Ma la trincea vera, in Afghanistan, è a Bala Murghab, Nord-Ovest, 230 chilometri da Herat, dove un mese fa sono morti il sergente maggiore Massimiliano Ramadù e il primo caporal maggiore Luigi Pascazio. La zona è di massimo interesse per Isaf che desidera allargare il controllo per arrivare a completare la Ring Road, una strada asfaltata a scorrimento veloce che dovrà collegare tutte le più importanti città afgane, formando un anello di viabilità. Il passaggio attraverso i villaggi è più difficile che altrove: la presenza dei soldati è salutata con una muta indifferenza e non si scende dai blindati.
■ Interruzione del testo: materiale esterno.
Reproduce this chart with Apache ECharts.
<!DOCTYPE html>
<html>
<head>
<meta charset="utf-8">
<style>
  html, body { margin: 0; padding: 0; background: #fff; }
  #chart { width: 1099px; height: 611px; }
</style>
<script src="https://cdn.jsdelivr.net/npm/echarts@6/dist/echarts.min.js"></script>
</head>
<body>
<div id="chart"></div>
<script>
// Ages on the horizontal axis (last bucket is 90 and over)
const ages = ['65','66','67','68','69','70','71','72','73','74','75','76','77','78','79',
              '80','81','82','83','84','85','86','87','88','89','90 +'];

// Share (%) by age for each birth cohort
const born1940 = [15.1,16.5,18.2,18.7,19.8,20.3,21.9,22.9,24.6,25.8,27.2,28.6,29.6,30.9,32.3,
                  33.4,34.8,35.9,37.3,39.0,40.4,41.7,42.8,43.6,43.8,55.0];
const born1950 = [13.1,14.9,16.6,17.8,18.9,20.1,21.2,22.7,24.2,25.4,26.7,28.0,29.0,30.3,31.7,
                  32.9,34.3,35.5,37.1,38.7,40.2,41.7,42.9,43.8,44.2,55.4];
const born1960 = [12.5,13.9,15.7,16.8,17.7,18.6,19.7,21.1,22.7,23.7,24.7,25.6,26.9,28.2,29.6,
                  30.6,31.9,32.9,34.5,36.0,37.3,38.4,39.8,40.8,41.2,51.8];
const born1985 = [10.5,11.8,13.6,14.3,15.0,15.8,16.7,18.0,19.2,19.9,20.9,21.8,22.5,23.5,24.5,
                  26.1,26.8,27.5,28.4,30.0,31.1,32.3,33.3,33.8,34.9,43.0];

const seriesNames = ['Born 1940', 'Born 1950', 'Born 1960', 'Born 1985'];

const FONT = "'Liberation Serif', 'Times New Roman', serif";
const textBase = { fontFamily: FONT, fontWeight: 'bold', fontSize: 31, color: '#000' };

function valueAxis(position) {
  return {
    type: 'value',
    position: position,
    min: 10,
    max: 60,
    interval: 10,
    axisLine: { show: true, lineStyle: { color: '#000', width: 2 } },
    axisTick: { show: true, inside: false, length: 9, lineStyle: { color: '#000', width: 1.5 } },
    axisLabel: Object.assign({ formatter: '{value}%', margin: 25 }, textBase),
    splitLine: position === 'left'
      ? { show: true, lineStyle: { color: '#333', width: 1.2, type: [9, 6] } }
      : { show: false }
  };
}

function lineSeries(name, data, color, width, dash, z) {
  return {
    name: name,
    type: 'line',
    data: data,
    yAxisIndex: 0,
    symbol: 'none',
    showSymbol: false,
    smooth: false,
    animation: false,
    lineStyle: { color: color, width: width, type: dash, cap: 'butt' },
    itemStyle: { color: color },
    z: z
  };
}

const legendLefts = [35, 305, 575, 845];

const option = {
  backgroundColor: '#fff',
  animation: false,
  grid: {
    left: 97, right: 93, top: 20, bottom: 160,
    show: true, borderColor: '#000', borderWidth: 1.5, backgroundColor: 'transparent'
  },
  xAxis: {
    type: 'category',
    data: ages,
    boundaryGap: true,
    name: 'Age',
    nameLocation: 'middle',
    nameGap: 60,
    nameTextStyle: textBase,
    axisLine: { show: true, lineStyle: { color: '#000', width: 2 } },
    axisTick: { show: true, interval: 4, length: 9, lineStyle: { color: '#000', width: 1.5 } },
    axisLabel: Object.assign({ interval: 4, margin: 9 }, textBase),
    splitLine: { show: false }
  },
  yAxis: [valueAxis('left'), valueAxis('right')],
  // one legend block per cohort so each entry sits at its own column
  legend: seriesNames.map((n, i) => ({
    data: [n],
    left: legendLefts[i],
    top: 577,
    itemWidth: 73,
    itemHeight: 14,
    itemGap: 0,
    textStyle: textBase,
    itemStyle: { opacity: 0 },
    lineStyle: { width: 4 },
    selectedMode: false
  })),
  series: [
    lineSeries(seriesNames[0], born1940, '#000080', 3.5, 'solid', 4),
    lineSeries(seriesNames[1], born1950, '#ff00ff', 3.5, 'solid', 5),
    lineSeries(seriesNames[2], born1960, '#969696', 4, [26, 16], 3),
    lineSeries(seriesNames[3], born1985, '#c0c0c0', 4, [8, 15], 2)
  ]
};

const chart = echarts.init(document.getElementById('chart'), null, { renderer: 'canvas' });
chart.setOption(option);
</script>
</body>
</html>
La base avanzata è un avamposto di sabbia e sacchi, temperature altissime, con una media di 47 gradi all’ombra. Qui si smina, si pattuglia, si scavano trincee con pala e piccone, si risponde al fuoco nemico. Il colonnello Massimo Biagini, che comanda il secondo reggimento alpini di Cuneo, ci porta sul caposaldo “Cavour”: «Siamo ancora in una fase di “pulizia”. Abbiamo costruito dei capisaldi, insieme alle forze afgane e americane, e da lì rispondiamo al fuoco degli insorti, cercando di allargarci a Nord».

Questa è una zona di resistenza, dove la vicinanza con l’Iran accende l’interesse dei gruppi antigovernativi. La vita di trincea è spartana ma il caporal maggiore scelto Mirella Labriola, che comanda la sua squadra al Cavour, ci confessa: «Ciò che rende veramente difficile il nostro lavoro qui è l’imprevedibilità».

Dal 20 maggio ad oggi, quasi tutti gli episodi di attacchi con armi leggere e pesanti nel settore Ovest si sono verificati in questa zona, dove si può arrivare solo in elicottero. In tutto, gli attacchi sono stati 37 in meno di un mese e a 15 è stato risposto con i mortai. Ma in questi giorni è stata osservata una tregua da ambo le parti: a Bala-Murghab si raccoglie il grano e tutto tace.